If the initial guess is 0.0, the program should find the root, which is at x = 2.566477775, more or less at its 33th iteration.

Good luck!

Best regards,
Eus

14. Mar 6, 2008

### TheoMcCloskey

I need to correct myself --<groan> as I analyzed the wrong F. In my computations, I forgot to square the indiviual terms of $b_i / ({a_i-\mu})$. Sorry for the confusion.

However, once I correct F, I do see a root near zero (between -.24 and -.22), a large positive pole around 1, and another zero near 2.5 ( this probably being the root Eus discussed).

But, I don't agree with Eus's derivative. If we have a term such as

$$g(\mu) = \Large(\frac{b_1}{a_1-\mu}\Large)^2$$

and if I let

$$v(\mu)=a_1-\mu$$

then

$$g(v(\mu))=\big(\frac{b_1}{v}\big)^2=\Large(b_1v^{-1}\Large)^2=b_1^2 v^{-2}$$

and

$$\frac{dg}{d\mu} = \frac{dg}{dv}\frac{dv}{d\mu}= -2\,b_1^2\,v^{-3}\,\frac{dv}{d\mu}= -2\,b_1^2\,v^{-3}\,(-1) = 2\Large(\frac{b_1}{v}\Large)^2\frac{1}{v}$$

Thus, I don't think the derivative is wrong, unless I missing something (which I proved capable of doing many times).

Again, for the given function F and the given derivative, the procedure does converge in abot 5 iterations to the root near zero ( Root = -0.236799382041445 ) but not to the root stated in the problem statement.

15. Mar 7, 2008

### Eus

Hi Ho!

Isn't that if
$$g(\mu)=\left ( \frac{b_{1}}{a_{1}-\mu} \right )^2$$
and
$$v(\mu)=a_{1}-\mu$$
then
$$g(v(\mu))=\left ( \frac{b_{1}}{a_{1}-v(\mu)} \right )^2$$

$$g(v(\mu))=\left ( \frac{b_{1}}{a_{1}-(a_{1}-\mu)} \right )^2$$

$$g(v(\mu))=\left ( \frac{b_{1}}{a_{1}-a_{1}+\mu} \right )^2$$

$$g(v(\mu))=\left ( \frac{b_{1}}{\mu} \right )^2$$
?

Best regards,
Eus

16. Mar 18, 2008

### Benx

Hello,
There is no error on derivative function!
Newton-Raphson is not indicated for this case.
first we compute u_bound an l_bound:

//Get upper bound on mu
u_bound1 = a1-fabs(b1);
u_bound2 = a2-fabs(b2);
u_bound3 = a3-fabs(b3);
u_bound = u_bound1;
if (u_bound2 < u_bound) u_bound=u_bound2;
if (u_bound3 < u_bound) u_bound=u_bound3;
l_bound1 = a1-1.73205080757*fabs(b1);

//get lower bound on mu
l_bound2 = a2-1.73205080757*fabs(b2);
l_bound3 = a3-1.73205080757*fabs(b3);
l_bound = l_bound1;
if (l_bound2 < l_bound) l_bound = l_bound2;
if (l_bound3 < l_bound) l_bound = l_bound3;

Then we use rtsafe algorithm "it's combined Newton-bisection method".
at the third iteration we found:
µ=-0.000109354

17. Mar 19, 2008

### TheoMcCloskey

wow ... that's real interesting.
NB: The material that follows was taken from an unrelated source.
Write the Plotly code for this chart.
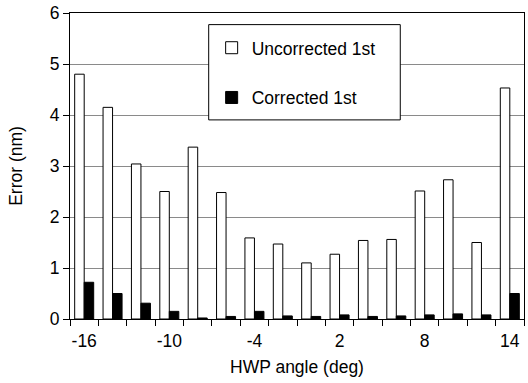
import plotly.graph_objects as go

angles = ["-16", "-14", "-12", "-10", "-8", "-6", "-4", "-2", "0", "2", "4", "6", "8", "10", "12", "14"]
uncorrected = [4.80, 4.15, 3.04, 2.50, 3.37, 2.48, 1.59, 1.47, 1.10, 1.27, 1.54, 1.56, 2.51, 2.73, 1.50, 4.53]
corrected = [0.72, 0.50, 0.31, 0.15, 0.02, 0.05, 0.15, 0.06, 0.05, 0.08, 0.05, 0.06, 0.08, 0.10, 0.08, 0.50]
tick_text = [a if i % 3 == 0 else "" for i, a in enumerate(angles)]

FONT = "Liberation Sans, Arial, sans-serif"
FS = 17.5

fig = go.Figure()
fig.add_trace(go.Bar(x=angles, y=uncorrected, name="Uncorrected 1st",
                     marker=dict(color="white", line=dict(color="black", width=1)),
                     legendgroup="a"))
fig.add_trace(go.Bar(x=angles, y=corrected, name="Corrected 1st",
                     marker=dict(color="black", line=dict(color="black", width=1)),
                     legendgroup="b"))

fig.update_layout(
    width=528, height=383,
    margin=dict(l=70, r=3, t=11, b=64),
    paper_bgcolor="white", plot_bgcolor="white",
    font=dict(family=FONT, size=FS, color="black"),
    barmode="group", bargap=0.33, bargroupgap=0.0,
    legend=dict(x=0.312, y=0.945, xanchor="left", yanchor="top",
                bgcolor="rgba(0,0,0,0)", borderwidth=0,
                traceorder="grouped", tracegroupgap=24,
                font=dict(family=FONT, size=FS)),
    shapes=[dict(type="rect", xref="paper", yref="paper",
                 x0=(209 - 70) / 455, x1=(401 - 70) / 455,
                 y0=(319.3 - 118.7) / 308.3, y1=(319.3 - 22.7) / 308.3,
                 line=dict(color="black", width=1), fillcolor="white", layer="above")],
)
fig.update_xaxes(type="category", tickmode="array", tickvals=angles, ticktext=tick_text,
                 tickson="boundaries", ticks="outside", ticklen=6, tickcolor="black",
                 tickangle=0, ticklabelstandoff=6,
                 showline=True, linecolor="black", linewidth=1, mirror=True,
                 showgrid=False,
                 title=dict(text="HWP angle (deg)", standoff=10, font=dict(size=FS)))
fig.update_yaxes(range=[0, 6], dtick=1, ticks="outside", ticklen=6, tickcolor="black",
                 showline=True, linecolor="black", linewidth=1, mirror=True,
                 showgrid=True, gridcolor="#8a8a8a", gridwidth=1, zeroline=False,
                 title=dict(text="Error (nm)", standoff=22, font=dict(size=FS)))

fig.write_html("out.html")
Using your values of params

Code (Text):
params(0) = -0.404279 'b1
params(1) = -0.767506 'b2
params(2) = -1.013014 'b3
params(3) = 0.629811  'a1
params(4) = 1.000785  'a2
params(5) = 1.369404  'a3

Code (Text):
Function MyFxMu(X As Double, params() As Double) As Double
'Function f(µ)
term1 = params(0) / (params(3) - X)
term2 = params(1) / (params(4) - X)
term3 = params(2) / (params(5) - X)

MyFxMu = (term1 * term1 + term2 * term2 + term3 * term3) - 1
End Function
... I am just not getting your results, either graphically or iteratively. I am getting, as stated before, x aprrox = -.236 both iteratively and graphically.

18. Mar 19, 2008

### Benx

µ, is the smallest root of the sixth degree polynomial f(µ).
The general shape of the graph of this equation shows that the real roots will be
distributed as follows:
1 root < a1 < 2 (possible) roots < a2 < 2 (possible) roots < a3 < 1 root.